▶ **Data extract**

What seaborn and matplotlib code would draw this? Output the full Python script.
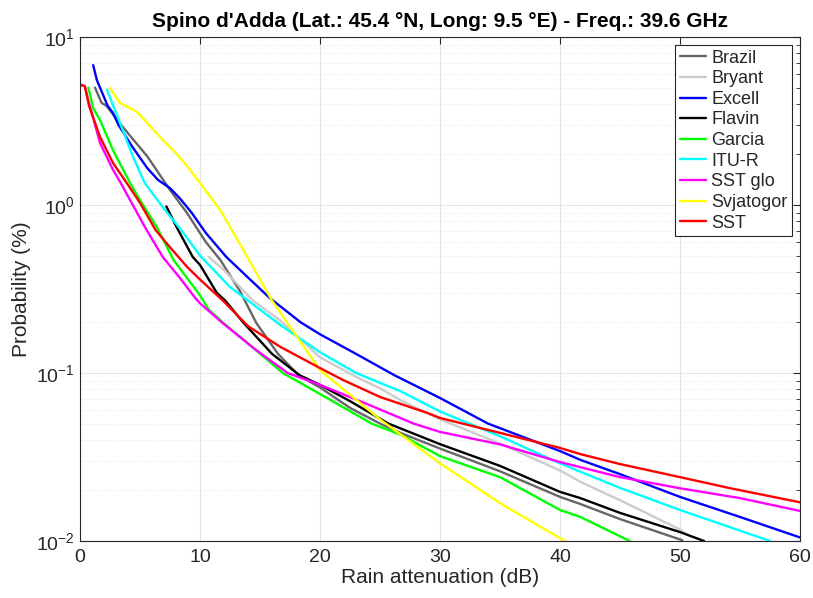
import numpy as np
import pandas as pd
import matplotlib
matplotlib.use("Agg")
import matplotlib.pyplot as plt
import seaborn as sns
from matplotlib.ticker import LogLocator, FixedLocator, NullFormatter
from matplotlib.lines import Line2D

# ---------------- data ----------------
brazil_x = [1.25, 1.8, 2.2, 3.5, 5.6, 7.5, 8.9, 10.5, 11.7, 13.3, 14.7, 16.5, 18.2, 20, 22.5, 25, 26.7, 30, 35, 40, 41.7, 45, 50.2]
brazil_y = [5.0, 4.05, 3.9, 2.95, 1.95, 1.23, 0.9, 0.6, 0.47, 0.31, 0.198, 0.13, 0.097, 0.082, 0.062, 0.05, 0.044, 0.0355, 0.026, 0.0183, 0.0166, 0.0135, 0.0101]

bryant_x = [10.75, 12, 14.4, 16.7, 20, 23, 25, 26.7, 30, 35, 40, 41.7, 45, 50, 50.5]
bryant_y = [0.49, 0.41, 0.27, 0.205, 0.124, 0.095, 0.081, 0.069, 0.053, 0.038, 0.0263, 0.0225, 0.0175, 0.0117, 0.011]

excell_x = [1.1, 1.4, 2.3, 2.75, 3.2, 4.4, 5.6, 6.5, 7.5, 8.3, 9.3, 10.5, 12.2, 14, 15.8, 18.4, 20, 23, 26.2, 30, 34, 40, 41.7, 45, 50, 55, 60]
excell_y = [6.8, 5.55, 3.9, 3.53, 3.0, 2.2, 1.66, 1.41, 1.26, 1.1, 0.9, 0.68, 0.49, 0.37, 0.28, 0.2, 0.17, 0.13, 0.097, 0.071, 0.05, 0.0343, 0.0304, 0.025, 0.0183, 0.0139, 0.0105]

flavin_x = [7.2, 8.0, 9.4, 10, 11.4, 12.1, 13.6, 16, 18.3, 20, 22.5, 25.7, 30, 35, 40, 41.7, 45, 50, 52]
flavin_y = [0.98, 0.75, 0.49, 0.44, 0.3, 0.27, 0.2, 0.13, 0.097, 0.085, 0.068, 0.05, 0.0377, 0.028, 0.0196, 0.018, 0.0147, 0.0113, 0.01]

garcia_x = [0.7, 1.1, 1.67, 2.75, 4.3, 5, 6.4, 7.8, 10, 10.7, 11.9, 14, 16.9, 20, 24.3, 26.7, 30, 35, 40, 41.7, 45.8]
garcia_y = [5.0, 3.77, 3.2, 2.12, 1.3, 1.07, 0.74, 0.47, 0.29, 0.24, 0.2, 0.15, 0.1, 0.075, 0.05, 0.043, 0.032, 0.024, 0.0153, 0.0139, 0.01]

itur_x = [2.25, 3.33, 4.4, 5.4, 7.0, 8.5, 10, 12.5, 16.7, 20, 23, 26.7, 30, 35, 40, 45, 50, 57.5]
itur_y = [4.85, 3.08, 1.95, 1.35, 0.95, 0.7, 0.5, 0.325, 0.193, 0.133, 0.1, 0.078, 0.059, 0.042, 0.029, 0.0207, 0.0153, 0.01]

sstglo_x = [0, 0.4, 0.6, 1.0, 1.67, 2.75, 3.4, 4.4, 5.5, 6.9, 8.3, 9.6, 10, 11.9, 14.5, 17.3, 20, 24, 27.8, 30, 35, 40, 45, 50, 55, 60]
sstglo_y = [5.2, 5.1, 4.4, 3.5, 2.34, 1.62, 1.35, 1.0, 0.72, 0.49, 0.37, 0.28, 0.26, 0.198, 0.14, 0.1, 0.085, 0.065, 0.05, 0.0446, 0.0376, 0.0295, 0.024, 0.0206, 0.018, 0.0151]

svjat_x = [2.5, 3.33, 4.75, 6.9, 7.9, 9, 10, 11.7, 13.3, 16, 20, 25, 30, 35, 40.4]
svjat_y = [4.97, 4.05, 3.58, 2.44, 2.07, 1.68, 1.35, 0.93, 0.59, 0.27, 0.104, 0.053, 0.029, 0.0168, 0.01]

sst_x = [0, 0.4, 0.55, 0.75, 1.67, 2.75, 3.9, 5, 6.3, 7.5, 8.9, 10, 11.9, 14, 16.7, 20, 21.9, 25, 28.9, 30, 35, 40, 41.7, 45, 50, 54.2, 60]
sst_y = [5.2, 5.1, 4.6, 3.9, 2.54, 1.78, 1.35, 1.03, 0.71, 0.56, 0.43, 0.36, 0.27, 0.19, 0.143, 0.107, 0.091, 0.072, 0.058, 0.054, 0.044, 0.0358, 0.0329, 0.0287, 0.024, 0.0206, 0.017]

models = ["Brazil", "Bryant", "Excell", "Flavin", "Garcia", "ITU-R", "SST glo", "Svjatogor", "SST"]
series = [(brazil_x, brazil_y), (bryant_x, bryant_y), (excell_x, excell_y),
          (flavin_x, flavin_y), (garcia_x, garcia_y), (itur_x, itur_y),
          (sstglo_x, sstglo_y), (svjat_x, svjat_y), (sst_x, sst_y)]
colors = ["#666666", "#cccccc", "#0000ff", "#000000", "#00ff00",
          "#00ffff", "#ff00ff", "#ffff00", "#ff0000"]

x_ticks = [0, 10, 20, 30, 40, 50, 60]

frames = []
for m, (xs, ys) in zip(models, series):
    frames.append(pd.DataFrame({"x": xs, "y": ys, "model": m}))
df = pd.concat(frames, ignore_index=True)

# ---------------- style ----------------
sns.set_style("white")
plt.rcParams["font.family"] = ["Liberation Sans", "DejaVu Sans"]
plt.rcParams["mathtext.fontset"] = "custom"
plt.rcParams["mathtext.rm"] = "Liberation Sans"
plt.rcParams["mathtext.it"] = "Liberation Sans:italic"
plt.rcParams["mathtext.bf"] = "Liberation Sans:bold"

ax_col = "#262626"
fig = plt.figure(figsize=(8.13, 5.98), dpi=100)
ax = fig.add_axes([80 / 813, 1 - 541 / 598, 720 / 813, 504 / 598])

sns.lineplot(data=df, x="x", y="y", hue="model", hue_order=models,
             palette=dict(zip(models, colors)), units="model", estimator=None,
             sort=False, linewidth=1.7, ax=ax, legend=False)

ax.set_yscale("log")
ax.set_xlim(0, 60)
ax.set_ylim(1e-2, 1e1)
ax.xaxis.set_major_locator(FixedLocator(x_ticks))
ax.yaxis.set_major_locator(LogLocator(base=10, numticks=10))
ax.yaxis.set_minor_locator(LogLocator(base=10, subs=np.arange(2, 10), numticks=20))
ax.yaxis.set_minor_formatter(NullFormatter())

ax.grid(True, which="major", color="#e3e3e3", linewidth=0.8, linestyle="-")
ax.grid(True, which="minor", axis="y", color="#e6e6e6", linewidth=0.8, linestyle=(0, (1, 2)))
ax.set_axisbelow(True)

for s in ax.spines.values():
    s.set_visible(True)
    s.set_color(ax_col)
    s.set_linewidth(0.8)
ax.tick_params(which="both", direction="in", top=True, right=True, colors=ax_col,
               labelcolor=ax_col, labelsize=14)
ax.tick_params(which="major", length=5, width=0.8)
ax.tick_params(which="minor", length=3, width=0.6)
ax.tick_params(axis="x", pad=6)

ax.set_xlabel("Rain attenuation (dB)", fontsize=15, color=ax_col, labelpad=1)
ax.set_ylabel("Probability (%)", fontsize=15, color=ax_col, labelpad=4)
ax.set_title("Spino d'Adda (Lat.: 45.4 °N, Long: 9.5 °E) - Freq.: 39.6 GHz",
             fontsize=15, fontweight="bold", color="black", pad=7)

handles = [Line2D([0], [0], color=c, lw=1.7) for c in colors]
leg = ax.legend(handles, models, loc="upper right", fontsize=13, frameon=True,
                fancybox=False, framealpha=1, edgecolor=ax_col, handlelength=1.45,
                handletextpad=0.3, labelspacing=0.2, borderpad=0.25,
                borderaxespad=0.45)
leg.get_frame().set_linewidth(0.8)

fig.savefig("out.png", dpi=100)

▶ **Task prompt**
Return exactly what appears from the opening line of the material through the line with "from matplotlib.lines import Line2D", apart from the pictures.

▶ **The solution**
What seaborn and matplotlib code would draw this? Output the full Python script.
import numpy as np
import pandas as pd
import matplotlib
matplotlib.use("Agg")
import matplotlib.pyplot as plt
import seaborn as sns
from matplotlib.ticker import LogLocator, FixedLocator, NullFormatter
from matplotlib.lines import Line2D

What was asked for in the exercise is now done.